EXERCISE OBJECTIVE
From the first line of the listing below, retype each line up to and including the one with "fit_vol_3 = [0.05, 0.15, 2.17, 4.95, 7.62, 9.32]"; pictures stay out.

## BEGIN MATERIAL

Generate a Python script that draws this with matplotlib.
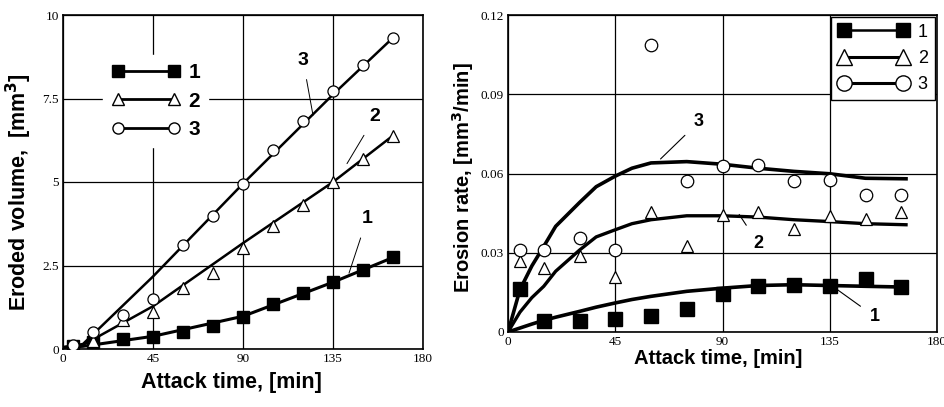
import matplotlib.pyplot as plt
from matplotlib.lines import Line2D

# --- left panel: eroded volume [mm3] vs attack time [min]
t_vol = [5, 15, 30, 45, 60, 75, 90, 105, 120, 135, 150, 165]
vol_1 = [0.1, 0.22, 0.3, 0.36, 0.5, 0.7, 0.96, 1.35, 1.68, 2.02, 2.37, 2.74]
vol_2 = [0.1, 0.25, 0.86, 1.1, 1.84, 2.29, 3.02, 3.69, 4.32, 5.01, 5.68, 6.39]
vol_3 = [0.12, 0.5, 1.03, 1.5, 3.12, 3.97, 4.95, 5.96, 6.82, 7.72, 8.5, 9.32]

fit_t_vol = [0, 10, 45, 90, 135, 165]
fit_vol_1 = [0.05, 0.08, 0.38, 0.98, 2.0, 2.74]
fit_vol_2 = [0.05, 0.12, 1.28, 3.17, 5.0, 6.39]
fit_vol_3 = [0.05, 0.15, 2.17, 4.95, 7.62, 9.32]

# --- right panel: erosion rate [mm3/min] vs attack time [min]
t_rate = [5, 15, 30, 45, 60, 75, 90, 105, 120, 135, 150, 165]
rate_1 = [0.0163, 0.004, 0.004, 0.005, 0.0059, 0.0087, 0.0145, 0.0176, 0.0179, 0.0175, 0.020, 0.017]
rate_2 = [0.0267, 0.0242, 0.0286, 0.021, 0.0453, 0.0324, 0.0444, 0.0454, 0.039, 0.0441, 0.0429, 0.0456]
rate_3 = [0.0311, 0.031, 0.0355, 0.0309, 0.1087, 0.057, 0.063, 0.0633, 0.057, 0.0576, 0.0517, 0.0517]

fit_t_rate = [0, 5, 10, 15, 20, 30, 37, 45, 52, 60, 75, 90, 105, 120, 135, 150, 167]
fit_rate_1 = [0, 0.0015, 0.003, 0.0044, 0.0056, 0.0078, 0.0094, 0.011, 0.0123, 0.0135, 0.0154, 0.0166,
              0.0176, 0.0179, 0.0176, 0.0173, 0.017]
fit_rate_2 = [0, 0.0075, 0.013, 0.0173, 0.023, 0.031, 0.036, 0.0387, 0.041, 0.0425, 0.044, 0.044,
              0.0435, 0.0425, 0.0418, 0.041, 0.0406]
fit_rate_3 = [0, 0.016, 0.025, 0.0324, 0.040, 0.049, 0.055, 0.059, 0.062, 0.064, 0.0645, 0.0635,
              0.062, 0.0608, 0.0599, 0.0582, 0.058]

labels = ['1', '2', '3']
xticks = [0, 45, 90, 135, 180]

fig = plt.figure(figsize=(9.44, 4.07), dpi=100)
ax1 = fig.add_axes([63/944, 58/407, 360/944, 334/407])
ax2 = fig.add_axes([508/944, 75/407, 429/944, 317/407])

serif = 'Liberation Serif'
sans = 'Liberation Sans'

def style_axis(ax, yticks, ylabels):
    ax.set_xlim(0, 180)
    ax.set_xticks(xticks)
    ax.set_xticklabels([str(v) for v in xticks], family=serif, fontsize=9.5)
    ax.set_yticks(yticks)
    ax.set_yticklabels(ylabels, family=serif, fontsize=9.5)
    ax.set_ylim(yticks[0], yticks[-1])
    ax.grid(True, color='black', lw=0.9)
    ax.tick_params(length=0, pad=3)
    for s in ax.spines.values():
        s.set_linewidth(1.2)
    ax.set_axisbelow(True)

# left panel
sq = dict(marker='s', color='black', ms=9, ls='none', mfc='black')
tri = dict(marker='^', color='black', ms=8, ls='none', mfc='white', mew=0.9)
cir = dict(marker='o', color='black', ms=8, ls='none', mfc='white', mew=0.9)

ax1.plot(fit_t_vol, fit_vol_1, color='black', lw=2.2, zorder=3)
ax1.plot(fit_t_vol, fit_vol_2, color='black', lw=1.8, zorder=3)
ax1.plot(fit_t_vol, fit_vol_3, color='black', lw=1.8, zorder=3)
ax1.plot(t_vol, vol_1, zorder=4, **sq)
ax1.plot(t_vol, vol_2, zorder=4, **tri)
ax1.plot(t_vol, vol_3, zorder=4, **cir)
style_axis(ax1, [0, 2.5, 5, 7.5, 10], ['0', '2.5', '5', '7.5', '10'])
ax1.set_xlabel('Attack time, [min]', family=sans, weight='bold', fontsize=15.5)
ax1.set_ylabel('Eroded volume,  [mm$^\\mathbf{3}$]', family=sans, weight='bold', fontsize=15.5)
ax1.xaxis.set_label_coords(0.467, -0.069)
ax1.yaxis.set_label_coords(-0.08, 0.47)

# curve labels with leader lines (left)
for lab, xy, xyt in [('3', (125, 7.0), (120, 8.65)),
                     ('2', (142, 5.55), (156, 6.95)),
                     ('1', (143, 2.27), (152, 3.9))]:
    ax1.annotate(lab, xy=xy, xytext=xyt, family=sans, weight='bold', fontsize=14,
                 ha='center', va='center',
                 arrowprops=dict(arrowstyle='-', color='black', lw=0.7, shrinkA=6, shrinkB=0))

h_sq = Line2D([], [], marker='s', color='black', ms=9, lw=2)
h_tri = Line2D([], [], marker='^', color='black', ms=8, mfc='white', lw=2)
h_cir = Line2D([], [], marker='o', color='black', ms=8, mfc='white', lw=2)
leg1 = ax1.legend([h_sq, h_tri, h_cir], labels, loc='upper left', bbox_to_anchor=(0.082, 0.912),
                  numpoints=2, handlelength=3.3, handletextpad=0.4, labelspacing=0.45,
                  frameon=True, fancybox=False, edgecolor='white', framealpha=1,
                  prop=dict(family=sans, weight='bold', size=15))

# right panel
ax2.plot(fit_t_rate, fit_rate_1, color='black', lw=2.6, zorder=3)
ax2.plot(fit_t_rate, fit_rate_2, color='black', lw=2.4, zorder=3)
ax2.plot(fit_t_rate, fit_rate_3, color='black', lw=2.6, zorder=3)
ax2.plot(t_rate, rate_1, zorder=4, **dict(sq, ms=10))
ax2.plot(t_rate, rate_2, zorder=4, **dict(tri, ms=9))
ax2.plot(t_rate, rate_3, zorder=4, **dict(cir, ms=9))
style_axis(ax2, [0, 0.03, 0.06, 0.09, 0.12], ['0', '0.03', '0.06', '0.09', '0.12'])
ax2.set_xlabel('Attack time, [min]', family=sans, weight='bold', fontsize=14.5)
ax2.set_ylabel('Erosion rate, [mm$^\\mathbf{3}$/min]', family=sans, weight='bold', fontsize=14.5)
ax2.xaxis.set_label_coords(0.49, -0.054)
ax2.yaxis.set_label_coords(-0.075, 0.486)

for lab, xy, xyt in [('3', (64, 0.0655), (80, 0.0795)),
                     ('2', (97, 0.0445), (105, 0.0335)),
                     ('1', (137, 0.0168), (154, 0.0058))]:
    ax2.annotate(lab, xy=xy, xytext=xyt, family=sans, weight='bold', fontsize=13,
                 ha='center', va='center',
                 arrowprops=dict(arrowstyle='-', color='black', lw=0.8, shrinkA=6, shrinkB=0))

h_sq2 = Line2D([], [], marker='s', color='black', ms=10, lw=1.8)
h_tri2 = Line2D([], [], marker='^', color='black', ms=11, mfc='white', lw=2.2)
h_cir2 = Line2D([], [], marker='o', color='black', ms=11, mfc='white', lw=2.2)
leg2 = ax2.legend([h_sq2, h_tri2, h_cir2], labels, loc='upper right', bbox_to_anchor=(0.995, 0.995),
                  numpoints=2, handlelength=3.9, handletextpad=0.5, labelspacing=0.5,
                  borderaxespad=0, frameon=True, fancybox=False, edgecolor='black', framealpha=1,
                  prop=dict(family=sans, size=13))
leg2.get_frame().set_linewidth(1.0)

fig.savefig('out.png', dpi=100)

## END MATERIAL

FINISHED ANSWER
Generate a Python script that draws this with matplotlib.
import matplotlib.pyplot as plt
from matplotlib.lines import Line2D

# --- left panel: eroded volume [mm3] vs attack time [min]
t_vol = [5, 15, 30, 45, 60, 75, 90, 105, 120, 135, 150, 165]
vol_1 = [0.1, 0.22, 0.3, 0.36, 0.5, 0.7, 0.96, 1.35, 1.68, 2.02, 2.37, 2.74]
vol_2 = [0.1, 0.25, 0.86, 1.1, 1.84, 2.29, 3.02, 3.69, 4.32, 5.01, 5.68, 6.39]
vol_3 = [0.12, 0.5, 1.03, 1.5, 3.12, 3.97, 4.95, 5.96, 6.82, 7.72, 8.5, 9.32]

fit_t_vol = [0, 10, 45, 90, 135, 165]
fit_vol_1 = [0.05, 0.08, 0.38, 0.98, 2.0, 2.74]
fit_vol_2 = [0.05, 0.12, 1.28, 3.17, 5.0, 6.39]
fit_vol_3 = [0.05, 0.15, 2.17, 4.95, 7.62, 9.32]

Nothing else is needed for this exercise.